A woman prepares milk bottles Sunday using candles at her home in Montevideo during a power cut. (MIGUEL ROJO/AFP/Getty Images)
A woman prepares milk bottles Sunday using candles at her home in Montevideo during a power cut. (MIGUEL ROJO/AFP/Getty Images)

Updated at 4:15 a.m. ET on Monday:

The lights came back on late Sunday for some 44 million people in Argentina, Uruguay and Paraguay after the sudden collapse of an interconnected South American power grid.

At about 7 a.m., the Edesur electric utility tweeted that "a massive failure" left Argentina and Uruguay without power. Electricity was not fully restored until late in the day.

Authorities still weren't sure what caused the outage, but one theory is that a power line at a regional hydroelectric dam went down.

At a news conference on Sunday, Argentina's energy secretary, Gustavo Lopetegui, decline to rule out the possibility of a cyber attack, though he acknowledged it was an unlikely scenario.

"We don't believe it was a cyber attack," Lopetegui said. He added that the outage "shouldn't have happened," because "the Argentine system is pretty robust."

Uruguay, which shares Argentina's electrical grid, also faced widespread blackouts. The BBC reported that parts of Paraguay were also affected.

In Buenos Aires, the Constitucion railway station was empty, with trains halted, accoring to Bloomberg.

Traffic lights failed across the city, and some shopkeepers ran generators to keep the lights on.

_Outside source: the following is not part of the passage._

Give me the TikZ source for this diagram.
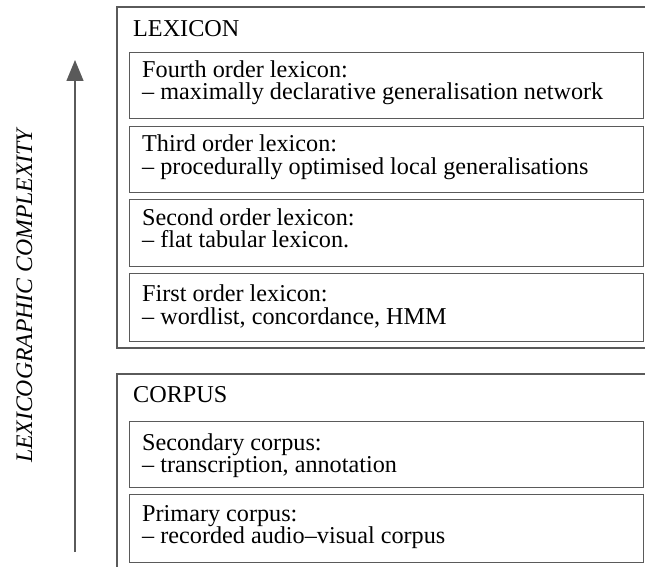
\documentclass[tikz,border=0pt]{standalone}
\usepackage{fontspec}
\setmainfont{Liberation Serif}
\usetikzlibrary{arrows.meta}
\definecolor{linegray}{HTML}{5A5A5A}
\tikzset{
  frame/.style={draw=linegray, line width=1.3pt},
  box/.style={draw=linegray, line width=1.3pt, rectangle, inner sep=0pt, anchor=north west},
  txt/.style={anchor=base west, inner sep=0pt, font=\fontsize{24.2}{24}\selectfont},
}
\begin{document}
\begin{tikzpicture}[x=1pt,y=-1pt]
\useasboundingbox (0,0) rectangle (645,567);
% outer frames (right side and corpus bottom lie outside the picture)
\draw[frame] (646,7) -- (117,7) -- (117,348) -- (646,348);
\draw[frame] (646,374) -- (117,374) -- (117,568);
% titles
\node[txt] (lex) at (133,37) {LEXICON};
\node[txt] (cor) at (133,402) {CORPUS};
% lexicon boxes
\node[box, minimum width=514pt, minimum height=66pt] (b4) at (129,52) {};
\node[box, minimum width=514pt, minimum height=66pt] (b3) at (129,126) {};
\node[box, minimum width=514pt, minimum height=67pt] (b2) at (129,199) {};
\node[box, minimum width=514pt, minimum height=68pt] (b1) at (129,273) {};
% corpus boxes
\node[box, minimum width=514pt, minimum height=66pt] (c2) at (129,421) {};
\node[box, minimum width=514pt, minimum height=68pt] (c1) at (129,494) {};
% texts
\node[txt] (t4a) at (142,78) {Fourth order lexicon:};
\node[txt] (t4b) at (142,100) {– maximally declarative generalisation network};
\node[txt] (t3a) at (142,152) {Third order lexicon:};
\node[txt] (t3b) at (142,174) {– procedurally optimised local generalisations};
\node[txt] (t2a) at (142,225) {Second order lexicon:};
\node[txt] (t2b) at (142,247) {– flat tabular lexicon.};
\node[txt] (t1a) at (142,301) {First order lexicon:};
\node[txt] (t1b) at (142,324) {– wordlist, concordance, HMM};
\node[txt] (s2a) at (142,450) {Secondary corpus:};
\node[txt] (s2b) at (142,472) {– transcription, annotation};
\node[txt] (s1a) at (142,521) {Primary corpus:};
\node[txt] (s1b) at (142,543) {– recorded audio–visual corpus};
% axis
\coordinate (abot) at (75,552);
\coordinate (atop) at (75,60);
\draw[draw=linegray, line width=1.3pt, -{Triangle[length=21pt,width=17pt]}] (abot) -- (atop);
\node[anchor=base, rotate=90, inner sep=0pt, font=\fontsize{23.7}{24}\selectfont\itshape] (axl) at (32,296) {LEXICOGRAPHIC COMPLEXITY};
\end{tikzpicture}
\end{document}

Water supplies were disrupted, as were mobile phone and internet services.

The Argentinian news site Infobae reported that the power cut stopped trains and subway service; however, two airports in Buenos Aires continued to run on generators.

Uruguay's state energy department wrote that "a flaw in the Argentine network" left Uruguay without light, according to Infobae.

The power outage fell on a day of provincial elections in some of Argentina's provinces.